I love Silvia Moreno-Garcia’s fantasy and historical fantasies so why shouldn’t I like her historical noirs? Did I tell you I don’t like historical fiction… yeah I don’t. This book though… hmm.
This ARC was provided to me by NetGalley in return for an honest review. Thank you.
Velvet was the Night
by Silvia Moreno-Garcia
1970s Mexico City: while student protests and political unrest consume the city, Maite seeks escape from her humdrum life in the stories of passion and danger filling the latest issue of Secret Romance.
She is deeply envious of her neighbour, a beautiful art student apparently living the life of excitement and intrigue Maite craves – so when Leonora disappears under suspicious circumstances, Maite finds herself searching for the missing woman, journeying deep into Leonora’s secret life of student radicals and dissidents.
‘Cements Silvia Moreno-Garcia’s incredible versatility as an amazing writer who moves between genres effortlessly. A lush, magnificent trip into a world of danger and discovery. Not to be missed!’ S.A. COSBY, author of BLACKTOP WASTELAND
But someone else is also looking for Leonora, at the behest of his boss, a shadowy figure who commands goon squads dedicated to squashing political activists. Elvis is an eccentric criminal who longs to escape his own life: he loathes violence and loves old movies and rock ‘n’ roll. Watching Maite from a distance, he comes to see her as a kindred spirit who shares his love of music and the unspoken loneliness of his heart.

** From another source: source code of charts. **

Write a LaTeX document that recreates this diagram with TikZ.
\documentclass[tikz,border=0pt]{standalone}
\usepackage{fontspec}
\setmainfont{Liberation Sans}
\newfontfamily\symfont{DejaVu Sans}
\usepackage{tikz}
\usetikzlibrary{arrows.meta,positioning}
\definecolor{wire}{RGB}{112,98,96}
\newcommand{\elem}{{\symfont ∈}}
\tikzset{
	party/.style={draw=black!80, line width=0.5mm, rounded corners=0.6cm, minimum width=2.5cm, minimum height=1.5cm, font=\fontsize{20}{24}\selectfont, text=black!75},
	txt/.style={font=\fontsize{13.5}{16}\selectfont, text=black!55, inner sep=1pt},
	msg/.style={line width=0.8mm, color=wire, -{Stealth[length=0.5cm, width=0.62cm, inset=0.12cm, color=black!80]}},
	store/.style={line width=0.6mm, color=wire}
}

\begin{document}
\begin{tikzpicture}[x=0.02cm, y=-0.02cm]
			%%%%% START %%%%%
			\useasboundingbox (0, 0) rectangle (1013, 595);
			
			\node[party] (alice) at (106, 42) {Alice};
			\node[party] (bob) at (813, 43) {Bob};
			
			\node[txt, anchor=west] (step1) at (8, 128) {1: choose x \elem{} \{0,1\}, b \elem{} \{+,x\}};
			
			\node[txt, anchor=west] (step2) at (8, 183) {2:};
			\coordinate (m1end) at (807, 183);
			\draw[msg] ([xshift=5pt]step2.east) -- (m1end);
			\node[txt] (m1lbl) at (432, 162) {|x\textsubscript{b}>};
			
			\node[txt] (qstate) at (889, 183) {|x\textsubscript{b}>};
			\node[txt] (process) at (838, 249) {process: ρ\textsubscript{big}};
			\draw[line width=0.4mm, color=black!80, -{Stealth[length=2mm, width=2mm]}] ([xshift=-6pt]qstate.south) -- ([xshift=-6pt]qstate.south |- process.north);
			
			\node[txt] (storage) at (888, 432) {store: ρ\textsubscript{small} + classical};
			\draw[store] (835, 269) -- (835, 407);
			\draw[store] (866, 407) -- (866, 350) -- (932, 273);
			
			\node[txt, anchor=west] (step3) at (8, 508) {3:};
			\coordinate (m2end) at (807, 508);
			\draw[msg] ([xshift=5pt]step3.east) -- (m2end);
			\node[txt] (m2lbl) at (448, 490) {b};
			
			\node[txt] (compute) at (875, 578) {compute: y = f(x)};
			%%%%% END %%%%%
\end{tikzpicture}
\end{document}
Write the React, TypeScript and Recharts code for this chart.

As Maite and Elvis come closer to discovering the truth behind Leonora’s disappearance, they can no longer escape the dangers threatening to consume their lives, with hitmen, government agents and Russian spies all aiming to find or protect Leonora’s secrets – at gunpoint.
Velvet Was the Night: an edgy, passionate, simmering noir thriller from a writer at the very top of her game.
- Mexico in the 70s
- unlikeable MC but likeable narration
Historical noir is not something I normally pick up. I tend to be very hesitant in reading. historical fiction in general. But I love the author and her writing so I tried this and I have no regrets.
The story was so intriguing. I did not swallow it but the last 3rd made it difficult to put down.
There is not much worldbuilding needed. It’s obvious from the synopsis and the start of the book that it’s set in Mexico. I didn’t need a town or any more detail than which country so I had everything I needed early on. It did take longer for me to understand the time. There were a few popular culture references at the beginning that made it feel younger and I had to do some research. However, it became obvious within the first 3 chapters which era we’re in. This was the 70s both in fashion and music and historical references.
Maite was the first character and honestly, I didn’t like her very much but I loved her storyline. She is stuck in her life, in her job, in her love life. She doesn’t get treated very nicely by her family but she constantly lies and steels so I didn’t like her. She was an unlikable MC but not unlikeable enough for me to dislike the story. I preferred her narrative to Elvis I think.
Elvis was one for the bad boys but with some more refined taste. I liked him as a person more because he wasn’t meant to be good but had this good trait. While Maite is supposed to be good but has the bad trait lol.
Well written as expected. The slow burn for these two narratives to meet was great and even the open ending didn’t feel so open and I loved that.
It was a surprisingly enjoyable historical fiction, a genre I normally don’t like. Maybe the noir part was what made it?
Have you read this? What did you think?